Dünya 20. yüzyıl gibi, 21. yüzyıla da savaşlarla girdi. Geçen yüzyılın iki dünya savaşında devletler savaşmıştı. Gelen yüzyılda ise devletlerden daha çok kültürler savaşıyor. Kültürlerin savaşında, düzenli orduların yerine, hayatını yıkım ve şiddete adamış, intihar saldırılarının ağırlık kazandığı, ordusuz ordular geçti. Dünya geçmişte benzeri olmayan, bütün toplum kesimlerinde, büyük acılara yol açan, terör olaylarıyla sarsılıyor. Terör 21. yüzyılın en büyük sorunu olacaktır.
Her gün binlerce suçsuz insanın ölmesine yol açan intihar saldırıları, kitaplı dinlerin sonuncusu İslam ile birlikte Hristiyanlık, Yahudilik kültürünün dayandığı kaynakların, ayrıntılı olarak incelenmesini zorunlu kılıyor. Bir Allah’a ve farklı peygamberlere inanan kitaplı dinlerin, birbirlerinden ayrıldığı alanlardan daha çok, birbirleriyle birleştiği alanlarda yoğunlaşmadan, dünyadaki savaş fırtınalarını barış rüzgarlarına çevirmek mümkün değildir. Tarihin her döneminde insanlar bilmedikleri kültürlere düşman olmuşlardır.
Avrupa ve Amerika eğitim kurumlarında olduğu gibi, Avustralya üniversitelerinde de İslam kültürünü ve kültürler arasındaki ortak alanları araştıran merkezlerin sayısı hızla artmaktadır. Kültürler arasındaki çatışmaların bir bulaşıcı hastalık gibi, bütün dünyaya yayılması, başta üniversiteler olmak üzere bütün kurum ve kuruluşları, ana kaynakları dinler olan kültürler arasındaki ortak alanları araştırmaya zorluyor. Çünkü bütün ülkelerin farklı kültürlerle, bir arada yaşamak zorunda olduğu bir dünyada barış, kültürler arasında sağlam köprüler kurularak sağlanır.
Farklı kültürlerin yan yana bulunmadığı toplumlarda, hiçbir alanda zenginleşme ve derinleşme olmaz. Kültürler arasındaki farklılık, güzellikte yarışmaya hız ve yoğunluk kazandırır. Birbirleriyle daha güzel olmak için yarışanlar, toplumun bütün kesimlerinde gelişmeye yol açarlar. Farklılığın bütün dünyadaki evrensel simgesi ellerdir. Herkesin elinde beş parmak vardır. Ancak hepsinin boyutları birbirinden farklıdır. Elin iş yapma gücü ve yeteneği, bilekte birleşmesini bilen parmakların farklılıktaki birliğine dayanır.

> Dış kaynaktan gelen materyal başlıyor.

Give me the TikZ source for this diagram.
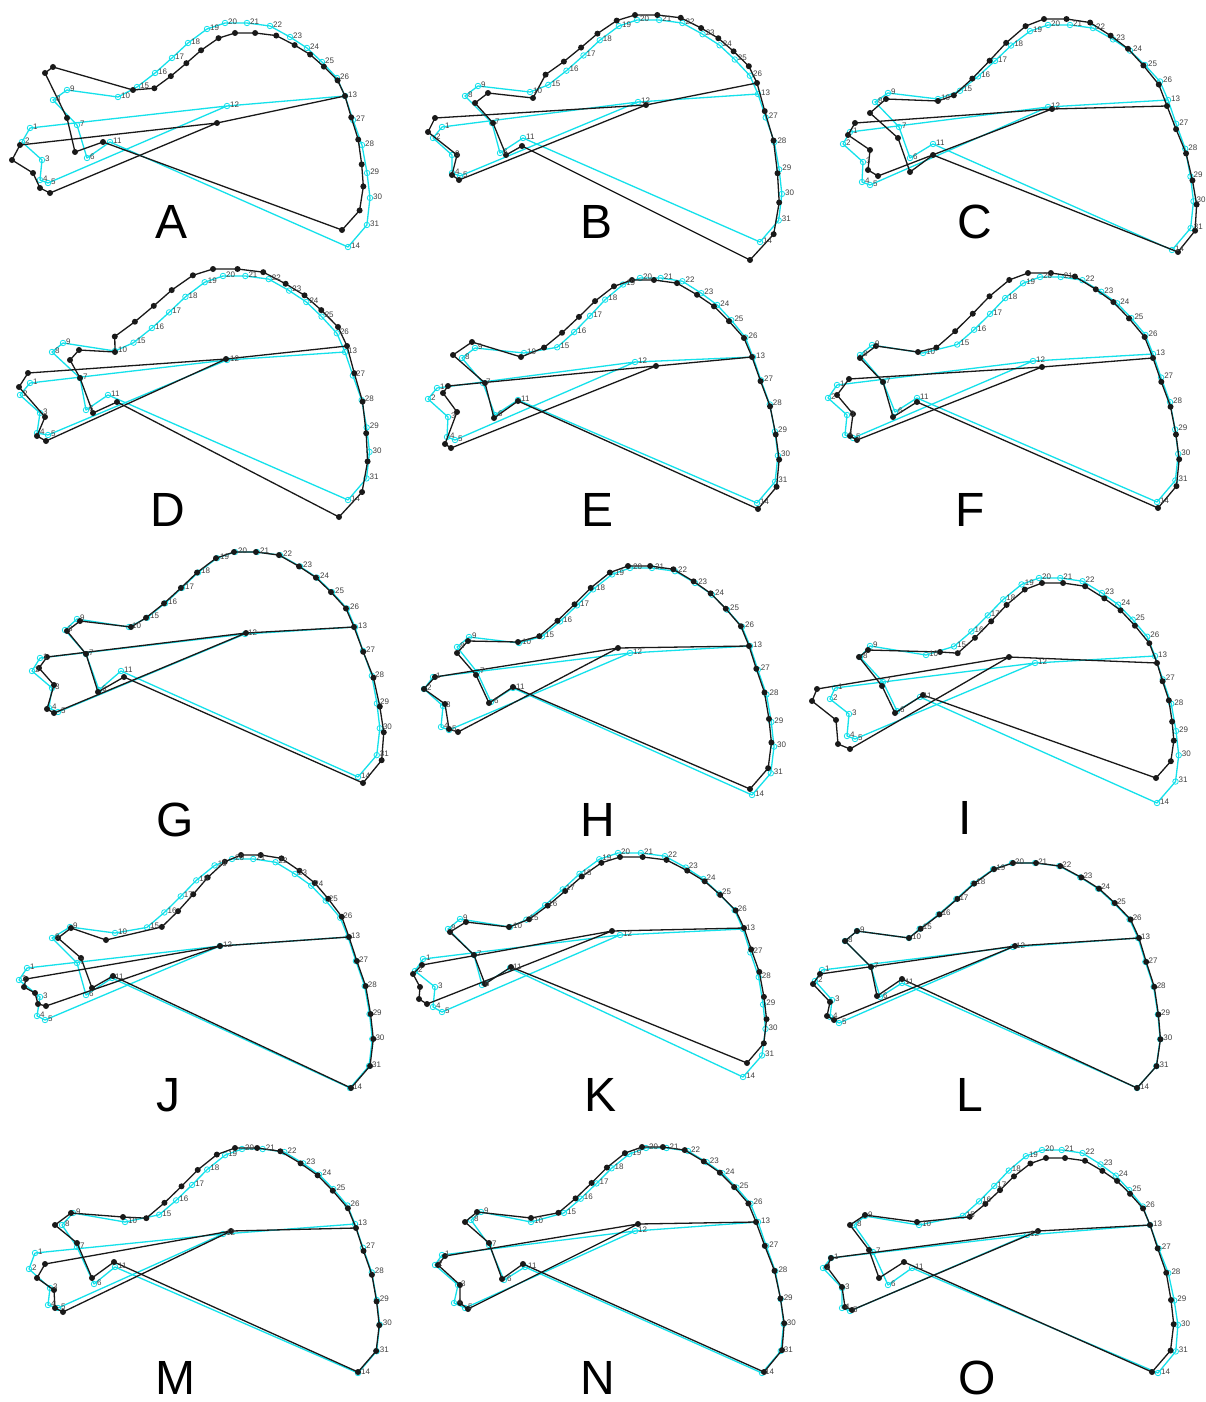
\documentclass[tikz,border=0pt]{standalone}
\usepackage{fontspec}
\setmainfont{Liberation Sans}
\usetikzlibrary{calc}

\definecolor{shapecyan}{RGB}{20,225,235}
\definecolor{shapeblack}{RGB}{25,25,25}

% landmarks 1-14 and 20 are given, the outline 15-31 follows them
\newcommand\landmarkset[2]{%
  \foreach \x/\y [count=\i] in {#2} {
    \ifnum\i=15 \coordinate (#1-20) at (\x,\y);
    \else \coordinate (#1-\i) at (\x,\y); \fi
  }
  \foreach \lmk/\fu/\fv in {15/1.733/0.123, 16/1.583/0.315, 17/1.442/0.521, 18/1.308/0.726,
      19/1.15/0.918, 21/0.817/1.0, 22/0.625/0.959, 23/0.458/0.808, 24/0.317/0.658,
      25/0.192/0.466, 26/0.067/0.247} {
    \path let \p1=(#1-13), \p2=(#1-20) in
      coordinate (#1-\lmk) at ({\x1+\fu*(\x2-\x1)},{\y1+\fv*(\y2-\y1)});
  }
  \foreach \lmk/\ft/\fb in {27/0.159/0.05, 28/0.325/0.106, 29/0.51/0.136, 30/0.675/0.152, 31/0.854/0.128} {
    \path let \p1=(#1-13), \p3=(#1-14) in
      coordinate (#1-\lmk) at ({\x1+\ft*(\x3-\x1)+\fb*(\y1-\y3)},{\y1+\ft*(\y3-\y1)});
  }
}

\newcommand\drawshape[3]{%
  \draw[#2] (#1-1) \foreach \j in {2,3,4,5,12,1} {-- (#1-\j)};
  \draw[#2] (#1-12) \foreach \j in {13,27,28,29,30,31,14,11,6,7,8,9,10,15,16,17,18,19,20,21,22,23,24,25,26,13} {-- (#1-\j)};
  \foreach \j in {1,...,31} \node[#3] (#1-\j-mk) at (#1-\j) {};
}

\begin{document}
\begin{tikzpicture}[
  x=1pt, y=-1pt,
  cyanline/.style={draw=shapecyan, line width=1.3pt, line join=round},
  blackline/.style={draw=shapeblack, line width=1.3pt, line join=round},
  cyanmark/.style={circle, draw=shapecyan, line width=0.8pt, minimum size=5.5pt, inner sep=0pt},
  blackmark/.style={circle, fill=shapeblack, minimum size=6pt, inner sep=0pt},
  numlabel/.style={font=\fontsize{8}{9}\selectfont, text=black!75, anchor=west, inner sep=0.5pt, xshift=2.5pt, yshift=1.5pt},
  panellabel/.style={font=\fontsize{48}{48}\selectfont},
]
\fill[white] (0,0) rectangle (1206,1402);
\useasboundingbox (0,0) rectangle (1206,1402);

% A
\landmarkset{A-c}{30/128,22/142,42/160,40/180,48/183,87/158,77/125,53/100,67/90,118/97,110/142,227/106,345/96,348/247,225/23}
\landmarkset{A-k}{20/145,12/160,33/173,40/188,50/193,75/152,67/118,45/73,53/67,133/90,103/142,217/123,345/96,342/230,235/33}
% B
\landmarkset{B-c}{442/127,433/138,452/155,452/173,460/176,500/153,492/123,465/96,478/86,530/92,523/138,638/102,758/94,760/242,637/20}
\landmarkset{B-k}{435/118,428/132,457/155,452/175,459/180,506/155,493/123,475/103,488/93,533/98,522/146,646/105,757/83,750/260,635/15}
% C
\landmarkset{C-c}{850/132,843/144,863/162,862/182,870/185,910/158,899/127,875/102,888/93,938/99,933/144,1048/107,1168/100,1172/250,1048/25}
\landmarkset{C-k}{855/123,848/135,870/150,868/170,878/176,910/172,898/138,870/113,886/99,938/101,933/155,1052/109,1167/106,1178/252,1044/19}
% D
\landmarkset{D-c}{30/383,20/395,40/413,37/433,48/435,86/410,80/378,52/352,63/343,115/351,108/395,227/360,345/352,348/500,223/276}
\landmarkset{D-k}{28/373,19/387,45/417,37/436,46/441,93/413,80/378,70/360,79/350,115/352,117/402,226/359,347/346,339/517,213/269}
% E
\landmarkset{E-c}{437/388,428/399,448/417,447/437,455/440,495/415,483/383,462/358,475/348,524/353,518/400,635/362,753/357,757/503,640/278}
\landmarkset{E-k}{448/386,443/393,457/412,445/444,451/448,494/418,485/383,453/355,472/342,521/357,518/401,656/366,752/357,758/509,632/280}
% F
\landmarkset{F-c}{837/385,828/398,847/415,845/435,853/438,895/412,883/382,860/355,872/345,923/353,917/398,1033/361,1153/354,1157/502,1040/277}
\landmarkset{F-k}{849/379,837/395,853/414,850/436,857/440,893/417,883/382,860/358,876/346,918/352,917/402,1042/367,1153/358,1158/508,1028/273}
% G
\landmarkset{G-c}{40/658,32/671,52/688,49/708,58/712,99/690,86/654,65/630,77/619,129/627,121/671,245/634,355/627,358/777,235/552}
\landmarkset{G-k}{47/657,39/668,54/685,47/709,54/713,98/692,86/654,67/631,80/621,131/627,124/677,246/633,354/627,363/783,234/552}
% H
\landmarkset{H-c}{433/677,424/689,443/706,441/727,449/730,491/702,477/672,457/647,469/637,519/643,513/688,630/653,750/646,752/795,630/568}
\landmarkset{H-k}{435/677,424/689,445/704,449/729,458/732,489/703,476/675,457/653,468/641,518/642,513/687,618/648,749/646,750/789,628/566}
% I
\landmarkset{I-c}{835/688,830/699,849/714,847/736,855/739,897/711,883/682,860/657,870/646,926/655,920/697,1035/663,1155/656,1157/803,1039/578}
\landmarkset{I-k}{817/689,812/701,836/720,838/744,850/749,895/713,882/686,859/657,868/650,940/652,923/695,1009/657,1157/663,1156/778,1042/583}
% J
\landmarkset{J-c}{27/968,19/980,40/997,37/1016,45/1020,86/995,77/963,52/938,70/927,115/933,112/978,220/946,348/937,350/1088,232/859}
\landmarkset{J-k}{26/979,24/987,35/993,38/1004,46/1006,92/988,81/958,58/938,71/928,106/940,113/976,220/946,349/937,351/1088,241/855}
% K
\landmarkset{K-c}{423/959,415/971,435/987,433/1007,442/1012,482/985,474/955,448/929,460/919,510/927,510/968,620/935,743/929,743/1077,618/853}
\landmarkset{K-k}{422/965,413/974,420/987,419/999,427/1004,485/984,474/955,450/932,466/922,509/927,511/967,612/931,744/928,747/1063,620/857}
% L
\landmarkset{L-c}{822/970,815/981,832/1000,830/1017,839/1023,880/997,871/967,845/941,857/931,909/938,902/983,1013/947,1138/938,1137/1088,1012/863}
\landmarkset{L-k}{820/974,813/984,830/1002,827/1016,834/1020,877/996,871/967,845/941,857/931,909/938,902/979,1015/946,1139/938,1137/1088,1013/863}
% M
\landmarkset{M-c}{35/1253,29/1269,50/1288,48/1305,58/1308,94/1284,77/1247,62/1225,73/1213,125/1222,115/1267,223/1234,355/1224,358/1373,242/1149}
\landmarkset{M-k}{45/1264,37/1278,54/1290,55/1308,63/1312,92/1278,77/1243,55/1225,71/1213,123/1217,114/1262,231/1231,356/1228,358/1372,235/1148}
% N
\landmarkset{N-c}{442/1255,435/1265,458/1285,454/1303,465/1308,504/1280,489/1245,471/1220,481/1212,531/1222,525/1267,635/1231,758/1222,762/1373,646/1148}
\landmarkset{N-k}{445/1256,438/1265,460/1285,460/1303,468/1309,502/1279,489/1243,465/1222,477/1212,531/1218,523/1264,638/1224,756/1222,764/1372,642/1147}
% O
\landmarkset{O-c}{831/1258,823/1268,842/1288,842/1308,850/1311,888/1285,873/1252,854/1225,865/1216,919/1225,912/1268,1027/1235,1150/1225,1158/1373,1042/1150}
\landmarkset{O-k}{831/1258,827/1267,842/1287,845/1307,852/1310,879/1278,869/1250,850/1225,865/1215,917/1222,904/1262,1038/1231,1150/1225,1152/1372,1046/1158}

% cyan first, black on top
\foreach \pnl in {A,...,O} \drawshape{\pnl-c}{cyanline}{cyanmark};
\foreach \pnl in {A,...,O} \drawshape{\pnl-k}{blackline}{blackmark};
\foreach \pnl in {A,...,O} {
  \foreach \j in {1,...,31} \node[numlabel] (\pnl-lab-\j) at (\pnl-c-\j) {\j};
}

\foreach \pnl/\px/\py in {A/172/222, B/596/222, C/975/222, D/168/510, E/597/510, F/970/510,
    G/175/820, H/598/820, I/965/818, J/168/1095, K/600/1095, L/970/1095,
    M/175/1378, N/598/1378, O/977/1378}
  \node[panellabel] (lab-\pnl) at (\px,\py) {\pnl};
\end{tikzpicture}
\end{document}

Parmaklar gibi kültürler de farklılıklarıyla birlikte güzellikte yarışarak, güzelliklerine yeni boyutlar kazandırırlar. Güzellikte yarışmasını bilmeyenler, her alanda çirkinliğin en büyük destekçisi olur.
Seküler kültür kutlu kitaplara düşülmüş kısa bir dipnottur. Dipnotun sınırlarının dışına çıkmayı başaramayanlar, dünyayı güzelleştiremezler.
Güzellikte yarışanlar, güçlerini seküler kültürden değil, kutsal kültürden alırlar. Kutsal kültürün kaynağı kutlu kitaplardır.
Farklı ülkeler ve farklı kültürler arasında en sağlam köprüler,kutsal kültürün kutlu kitaplarla kurulur.
İnsanlığın atalarının yitirdiği Cennet’e giden yolun haritaları kutlu kitaplardadır.
Kur’an kutlu kitapların en başta gelen sonuncusudur.
Mekke şehirlerin Kur’an kitapların anasıdır.